BEGIN SUPPLIED MATERIAL
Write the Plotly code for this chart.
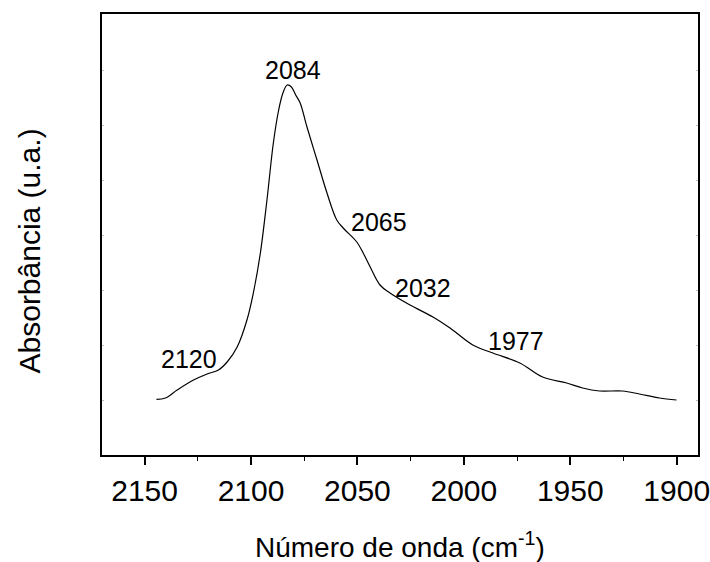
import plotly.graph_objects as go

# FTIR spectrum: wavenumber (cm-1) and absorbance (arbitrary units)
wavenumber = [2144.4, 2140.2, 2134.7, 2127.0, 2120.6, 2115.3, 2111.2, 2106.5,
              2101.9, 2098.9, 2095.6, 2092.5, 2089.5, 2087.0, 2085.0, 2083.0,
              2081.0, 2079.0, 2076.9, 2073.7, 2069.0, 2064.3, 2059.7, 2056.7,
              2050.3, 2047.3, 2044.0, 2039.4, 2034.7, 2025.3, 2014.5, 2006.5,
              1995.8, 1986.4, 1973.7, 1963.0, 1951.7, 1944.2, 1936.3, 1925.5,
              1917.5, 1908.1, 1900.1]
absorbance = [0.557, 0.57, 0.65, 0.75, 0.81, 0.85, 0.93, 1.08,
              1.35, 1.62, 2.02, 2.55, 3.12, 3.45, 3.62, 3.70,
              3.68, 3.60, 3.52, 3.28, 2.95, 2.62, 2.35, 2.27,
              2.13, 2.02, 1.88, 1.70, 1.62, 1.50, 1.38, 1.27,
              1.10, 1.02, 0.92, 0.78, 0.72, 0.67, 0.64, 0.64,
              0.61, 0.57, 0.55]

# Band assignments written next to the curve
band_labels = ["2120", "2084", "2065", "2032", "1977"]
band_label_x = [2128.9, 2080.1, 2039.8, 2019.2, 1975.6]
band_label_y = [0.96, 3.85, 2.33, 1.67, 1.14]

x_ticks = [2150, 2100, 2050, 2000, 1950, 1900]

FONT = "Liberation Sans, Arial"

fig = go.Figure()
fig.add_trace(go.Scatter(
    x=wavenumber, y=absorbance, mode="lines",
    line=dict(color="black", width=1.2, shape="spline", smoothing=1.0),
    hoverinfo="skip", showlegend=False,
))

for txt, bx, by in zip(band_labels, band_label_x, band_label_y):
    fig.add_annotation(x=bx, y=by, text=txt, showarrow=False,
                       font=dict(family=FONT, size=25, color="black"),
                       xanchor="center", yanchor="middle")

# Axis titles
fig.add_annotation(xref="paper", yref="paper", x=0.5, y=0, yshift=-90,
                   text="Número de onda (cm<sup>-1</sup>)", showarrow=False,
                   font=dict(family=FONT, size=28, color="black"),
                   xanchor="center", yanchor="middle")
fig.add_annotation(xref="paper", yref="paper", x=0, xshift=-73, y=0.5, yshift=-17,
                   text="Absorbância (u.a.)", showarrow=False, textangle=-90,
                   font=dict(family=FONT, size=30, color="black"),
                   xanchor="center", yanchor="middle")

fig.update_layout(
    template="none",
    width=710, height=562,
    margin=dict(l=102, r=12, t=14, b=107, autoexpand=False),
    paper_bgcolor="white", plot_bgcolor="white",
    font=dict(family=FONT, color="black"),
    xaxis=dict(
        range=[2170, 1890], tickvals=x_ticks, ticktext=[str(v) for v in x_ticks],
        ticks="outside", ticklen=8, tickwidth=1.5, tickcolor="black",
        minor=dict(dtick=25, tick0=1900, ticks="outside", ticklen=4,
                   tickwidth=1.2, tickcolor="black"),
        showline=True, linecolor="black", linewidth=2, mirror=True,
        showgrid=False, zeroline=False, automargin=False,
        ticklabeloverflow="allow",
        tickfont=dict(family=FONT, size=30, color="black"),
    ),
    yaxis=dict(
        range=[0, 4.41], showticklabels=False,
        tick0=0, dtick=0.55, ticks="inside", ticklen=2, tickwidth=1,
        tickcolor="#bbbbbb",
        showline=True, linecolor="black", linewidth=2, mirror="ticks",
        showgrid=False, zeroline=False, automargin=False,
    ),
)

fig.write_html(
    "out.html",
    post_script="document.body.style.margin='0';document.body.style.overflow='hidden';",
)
END SUPPLIED MATERIAL
Copy each line exactly, and leave the pictures out of your copy.

TASK SOLUTION
Write the Plotly code for this chart.
import plotly.graph_objects as go

# FTIR spectrum: wavenumber (cm-1) and absorbance (arbitrary units)
wavenumber = [2144.4, 2140.2, 2134.7, 2127.0, 2120.6, 2115.3, 2111.2, 2106.5,
              2101.9, 2098.9, 2095.6, 2092.5, 2089.5, 2087.0, 2085.0, 2083.0,
              2081.0, 2079.0, 2076.9, 2073.7, 2069.0, 2064.3, 2059.7, 2056.7,
              2050.3, 2047.3, 2044.0, 2039.4, 2034.7, 2025.3, 2014.5, 2006.5,
              1995.8, 1986.4, 1973.7, 1963.0, 1951.7, 1944.2, 1936.3, 1925.5,
              1917.5, 1908.1, 1900.1]
absorbance = [0.557, 0.57, 0.65, 0.75, 0.81, 0.85, 0.93, 1.08,
              1.35, 1.62, 2.02, 2.55, 3.12, 3.45, 3.62, 3.70,
              3.68, 3.60, 3.52, 3.28, 2.95, 2.62, 2.35, 2.27,
              2.13, 2.02, 1.88, 1.70, 1.62, 1.50, 1.38, 1.27,
              1.10, 1.02, 0.92, 0.78, 0.72, 0.67, 0.64, 0.64,
              0.61, 0.57, 0.55]

# Band assignments written next to the curve
band_labels = ["2120", "2084", "2065", "2032", "1977"]
band_label_x = [2128.9, 2080.1, 2039.8, 2019.2, 1975.6]
band_label_y = [0.96, 3.85, 2.33, 1.67, 1.14]

x_ticks = [2150, 2100, 2050, 2000, 1950, 1900]

FONT = "Liberation Sans, Arial"

fig = go.Figure()
fig.add_trace(go.Scatter(
    x=wavenumber, y=absorbance, mode="lines",
    line=dict(color="black", width=1.2, shape="spline", smoothing=1.0),
    hoverinfo="skip", showlegend=False,
))

for txt, bx, by in zip(band_labels, band_label_x, band_label_y):
    fig.add_annotation(x=bx, y=by, text=txt, showarrow=False,
                       font=dict(family=FONT, size=25, color="black"),
                       xanchor="center", yanchor="middle")

# Axis titles
fig.add_annotation(xref="paper", yref="paper", x=0.5, y=0, yshift=-90,
                   text="Número de onda (cm<sup>-1</sup>)", showarrow=False,
                   font=dict(family=FONT, size=28, color="black"),
                   xanchor="center", yanchor="middle")
fig.add_annotation(xref="paper", yref="paper", x=0, xshift=-73, y=0.5, yshift=-17,
                   text="Absorbância (u.a.)", showarrow=False, textangle=-90,
                   font=dict(family=FONT, size=30, color="black"),
                   xanchor="center", yanchor="middle")

fig.update_layout(
    template="none",
    width=710, height=562,
    margin=dict(l=102, r=12, t=14, b=107, autoexpand=False),
    paper_bgcolor="white", plot_bgcolor="white",
    font=dict(family=FONT, color="black"),
    xaxis=dict(
        range=[2170, 1890], tickvals=x_ticks, ticktext=[str(v) for v in x_ticks],
        ticks="outside", ticklen=8, tickwidth=1.5, tickcolor="black",
        minor=dict(dtick=25, tick0=1900, ticks="outside", ticklen=4,
                   tickwidth=1.2, tickcolor="black"),
        showline=True, linecolor="black", linewidth=2, mirror=True,
        showgrid=False, zeroline=False, automargin=False,
        ticklabeloverflow="allow",
        tickfont=dict(family=FONT, size=30, color="black"),
    ),
    yaxis=dict(
        range=[0, 4.41], showticklabels=False,
        tick0=0, dtick=0.55, ticks="inside", ticklen=2, tickwidth=1,
        tickcolor="#bbbbbb",
        showline=True, linecolor="black", linewidth=2, mirror="ticks",
        showgrid=False, zeroline=False, automargin=False,
    ),
)

fig.write_html(
    "out.html",
    post_script="document.body.style.margin='0';document.body.style.overflow='hidden';",
)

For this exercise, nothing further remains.